Daddy chose July 3 as the date for the banquet and all were invited—Greeks and Jews, Italians and Southerners—the only requirement a dish from your heritage. The build-up for the party was half the fun. We had our own little microbrewery of sorts in the Prochaska kitchen where we made homemade root beer every summer and we would make a huge cache of it for this party. After the brewing and bottling (in saved-up old Coke and Frosty bottles) it fermented for five days in our garage pantry. Every day I’d check on our brew coming of age in those old bottles and by the night of the party it was chilled and ready for underage consumption. The “of age” crowd got the keg. There was even a year when one of my sisters’ “hillbilly” college friends brought a jar of moonshine. (If you’re reading this, Mom, I didn’t touch the stuff.)

The morning of the party was for last-minute food preparations. I still remember swinging open our kitchen screen door and being assaulted by a waft of sauerkraut and kielbasa cooking atop the stove. “Eww, that smells like the old diaper pail!” I said to my dad standing at the stove in his white canvas apron. Why do we have to cook Slovak stuff, I wanted to ask. Mom is half French and half Irish. Why can’t we make crepes or potatoes? But it was Daddy’s party so we’d have to put up with that sauerkraut. At least our chicken paprikash, apple strudel and kolacky pastries would make up for it.

The evening of the party brought everyone out. The Italians with their stuffed manicotti and pizzelles, the Hungarians with goulash and seven-layered dobosh torte, the Jews with challah bread and latkes, the Greeks with agvo-lemono soup and baklava, Southerners with fried chicken and chess pie, the Irish with corned beef and cabbage, and of course those Slovaks.

Besides the food there would be music. Daddy had come home recently with a stack of records from the public library, which made me a little uneasy. And for good reason. With the party in full swing, here comes polka music booming over the box speakers on the downstairs patio.
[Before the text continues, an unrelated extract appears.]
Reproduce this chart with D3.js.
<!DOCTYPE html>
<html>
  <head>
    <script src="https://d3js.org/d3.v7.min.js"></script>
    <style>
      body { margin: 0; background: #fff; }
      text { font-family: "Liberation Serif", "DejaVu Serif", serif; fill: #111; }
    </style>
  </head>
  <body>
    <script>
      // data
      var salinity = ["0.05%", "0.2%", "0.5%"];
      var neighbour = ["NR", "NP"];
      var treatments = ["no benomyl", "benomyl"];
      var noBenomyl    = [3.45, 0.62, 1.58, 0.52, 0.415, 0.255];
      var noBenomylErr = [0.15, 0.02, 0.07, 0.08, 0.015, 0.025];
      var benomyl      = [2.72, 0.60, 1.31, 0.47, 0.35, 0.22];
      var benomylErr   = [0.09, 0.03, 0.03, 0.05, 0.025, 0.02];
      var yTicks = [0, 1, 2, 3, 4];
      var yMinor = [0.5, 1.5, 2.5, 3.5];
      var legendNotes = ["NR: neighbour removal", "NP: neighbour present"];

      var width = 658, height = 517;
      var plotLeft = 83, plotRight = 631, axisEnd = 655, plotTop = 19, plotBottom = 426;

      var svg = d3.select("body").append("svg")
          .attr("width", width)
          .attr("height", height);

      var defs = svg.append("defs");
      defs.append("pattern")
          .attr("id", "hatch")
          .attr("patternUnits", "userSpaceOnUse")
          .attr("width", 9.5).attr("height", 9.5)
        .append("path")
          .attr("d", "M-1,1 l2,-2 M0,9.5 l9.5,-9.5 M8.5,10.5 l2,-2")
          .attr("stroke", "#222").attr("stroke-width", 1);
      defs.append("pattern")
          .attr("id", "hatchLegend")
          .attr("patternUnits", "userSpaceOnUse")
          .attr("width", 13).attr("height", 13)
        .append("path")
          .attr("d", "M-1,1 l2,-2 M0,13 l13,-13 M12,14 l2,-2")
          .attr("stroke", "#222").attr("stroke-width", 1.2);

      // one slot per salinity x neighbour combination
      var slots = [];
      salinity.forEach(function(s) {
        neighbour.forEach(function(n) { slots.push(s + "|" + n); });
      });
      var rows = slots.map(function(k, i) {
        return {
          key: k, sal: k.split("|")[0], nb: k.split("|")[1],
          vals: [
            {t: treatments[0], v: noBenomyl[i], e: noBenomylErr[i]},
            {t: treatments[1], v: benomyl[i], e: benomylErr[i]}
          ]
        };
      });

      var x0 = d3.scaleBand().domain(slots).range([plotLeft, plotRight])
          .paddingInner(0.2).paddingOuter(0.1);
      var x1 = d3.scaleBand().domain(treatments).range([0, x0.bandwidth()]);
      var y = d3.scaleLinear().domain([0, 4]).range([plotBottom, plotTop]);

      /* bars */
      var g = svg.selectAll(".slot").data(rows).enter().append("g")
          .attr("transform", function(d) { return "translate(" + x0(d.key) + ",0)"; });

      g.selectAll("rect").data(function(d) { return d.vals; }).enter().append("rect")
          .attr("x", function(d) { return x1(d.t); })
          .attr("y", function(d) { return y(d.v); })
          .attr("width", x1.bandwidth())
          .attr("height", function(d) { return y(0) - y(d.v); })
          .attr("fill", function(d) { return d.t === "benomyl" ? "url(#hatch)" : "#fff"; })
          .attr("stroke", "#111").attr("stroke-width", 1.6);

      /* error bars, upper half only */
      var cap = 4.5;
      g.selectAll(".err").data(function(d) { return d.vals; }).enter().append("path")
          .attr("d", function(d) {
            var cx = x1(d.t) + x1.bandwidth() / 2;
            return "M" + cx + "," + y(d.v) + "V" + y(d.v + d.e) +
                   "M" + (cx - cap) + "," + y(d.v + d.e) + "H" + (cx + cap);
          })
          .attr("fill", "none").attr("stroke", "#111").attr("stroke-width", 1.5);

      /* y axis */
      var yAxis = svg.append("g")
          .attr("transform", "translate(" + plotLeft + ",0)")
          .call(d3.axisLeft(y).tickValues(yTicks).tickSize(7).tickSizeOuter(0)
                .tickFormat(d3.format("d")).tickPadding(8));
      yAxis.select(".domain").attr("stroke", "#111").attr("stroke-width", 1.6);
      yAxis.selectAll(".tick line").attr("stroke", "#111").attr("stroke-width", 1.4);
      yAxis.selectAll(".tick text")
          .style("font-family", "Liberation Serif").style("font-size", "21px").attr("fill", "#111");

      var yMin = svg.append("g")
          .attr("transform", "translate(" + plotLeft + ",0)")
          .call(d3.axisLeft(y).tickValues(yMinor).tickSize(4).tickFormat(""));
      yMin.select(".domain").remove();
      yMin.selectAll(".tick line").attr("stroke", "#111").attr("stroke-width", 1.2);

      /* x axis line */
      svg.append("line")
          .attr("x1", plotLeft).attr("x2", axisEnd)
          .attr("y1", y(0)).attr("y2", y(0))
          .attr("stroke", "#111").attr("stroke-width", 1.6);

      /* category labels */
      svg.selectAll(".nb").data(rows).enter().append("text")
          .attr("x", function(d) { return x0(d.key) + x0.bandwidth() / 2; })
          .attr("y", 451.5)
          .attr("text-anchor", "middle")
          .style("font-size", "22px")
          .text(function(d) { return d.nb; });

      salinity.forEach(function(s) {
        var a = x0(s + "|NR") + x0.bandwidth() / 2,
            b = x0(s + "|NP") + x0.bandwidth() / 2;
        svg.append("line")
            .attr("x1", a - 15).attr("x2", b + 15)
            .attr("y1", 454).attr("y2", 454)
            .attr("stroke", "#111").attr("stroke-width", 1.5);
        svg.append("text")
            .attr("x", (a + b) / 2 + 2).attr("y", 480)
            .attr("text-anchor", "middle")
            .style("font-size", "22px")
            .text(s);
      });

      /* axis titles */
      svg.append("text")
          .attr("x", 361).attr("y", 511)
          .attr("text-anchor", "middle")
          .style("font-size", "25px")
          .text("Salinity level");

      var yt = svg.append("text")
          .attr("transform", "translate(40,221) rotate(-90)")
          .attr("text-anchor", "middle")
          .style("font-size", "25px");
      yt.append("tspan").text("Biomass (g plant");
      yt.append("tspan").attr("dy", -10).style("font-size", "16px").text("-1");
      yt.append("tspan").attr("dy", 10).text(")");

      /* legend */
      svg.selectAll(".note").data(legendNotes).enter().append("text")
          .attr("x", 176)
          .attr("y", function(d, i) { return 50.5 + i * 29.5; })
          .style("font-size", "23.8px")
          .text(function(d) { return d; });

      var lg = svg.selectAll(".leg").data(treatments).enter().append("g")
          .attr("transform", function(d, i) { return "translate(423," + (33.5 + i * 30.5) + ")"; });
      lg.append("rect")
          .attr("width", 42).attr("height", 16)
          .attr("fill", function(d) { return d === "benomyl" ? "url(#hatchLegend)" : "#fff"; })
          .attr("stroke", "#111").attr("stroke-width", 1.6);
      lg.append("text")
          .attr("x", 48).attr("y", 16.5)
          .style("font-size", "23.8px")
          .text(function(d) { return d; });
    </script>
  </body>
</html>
I about dropped my cold bottle of root beer. “Aww, come on Daddy, can’t you see I’m trying to look cool here! First, the sauerkraut and now this?”

I rounded up my posse of friends and marched inside to wage battle. We emerged on the upstairs balcony, armed with an arsenal of 45s stacked and ready to spin on my little portable Ladybug record player. I selected the Beatles’ “Revolution” and cranked that baby all the way up to 11. The revolt failed. The Ladybug was no match for the hi-fi.
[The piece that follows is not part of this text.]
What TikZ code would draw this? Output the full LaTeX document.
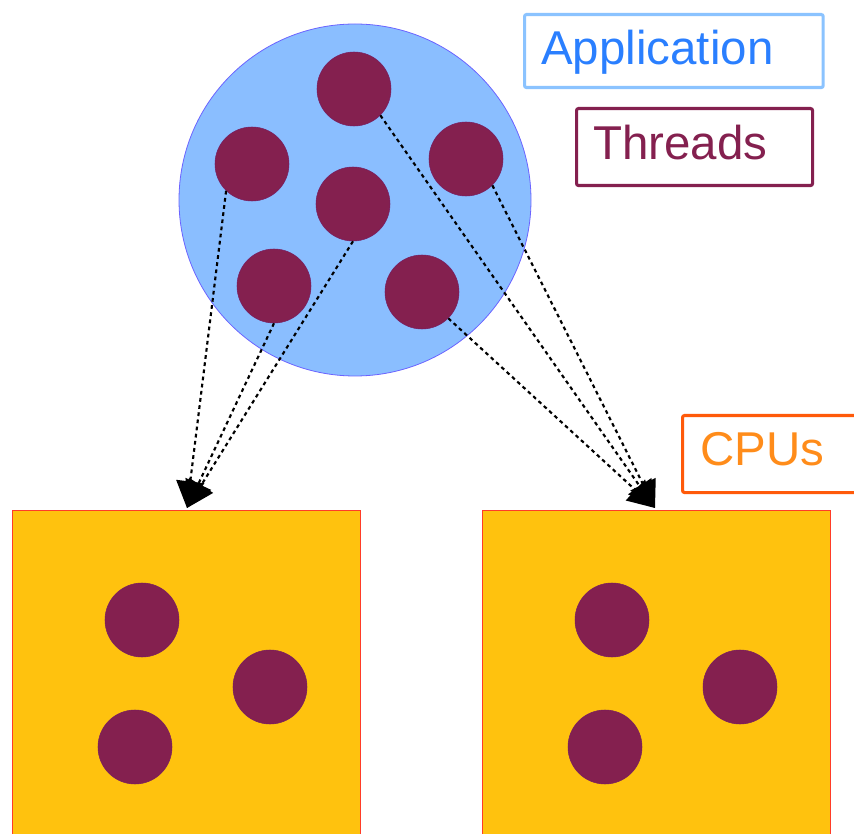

We looked at the crowd below on the brick terraces and saw them having fun in spite of the polka music—must have had something to do with that barrel they rolled out. Admitting defeat, we tweens and young teens, we root beer drinkers, unplugged the Ladybug and rejoined the crowd below. We hung around and listened to our parents having a good time—conversations

peppered with ethnic gaiety. “Do you know what you call an Irishwoman who marries a Slovak?” I heard my dad, the first of his family to marry outside his ethnic group, ask. Slight pause. Amused grin. “A social climber.” Everyone laughed, especially my mom, Mary Murphy Prochaska.

Eventually, Daddy lowered the volume on the polka. He had achieved the cornball effect he was going for. Darkness fell across the wide lawns of the neighborhood and we kids ran off to play Fox and Hounds as the music of cicadas and easy laughter played into the night.

We carried on the tradition of the Ethnic Purity Party for more than a decade. I’m not sure why it ended. I think summer began to mean graduation parties, weddings, and moving on. The neighborhood grew up. But we will never forget what joy it was to come together and celebrate our differences.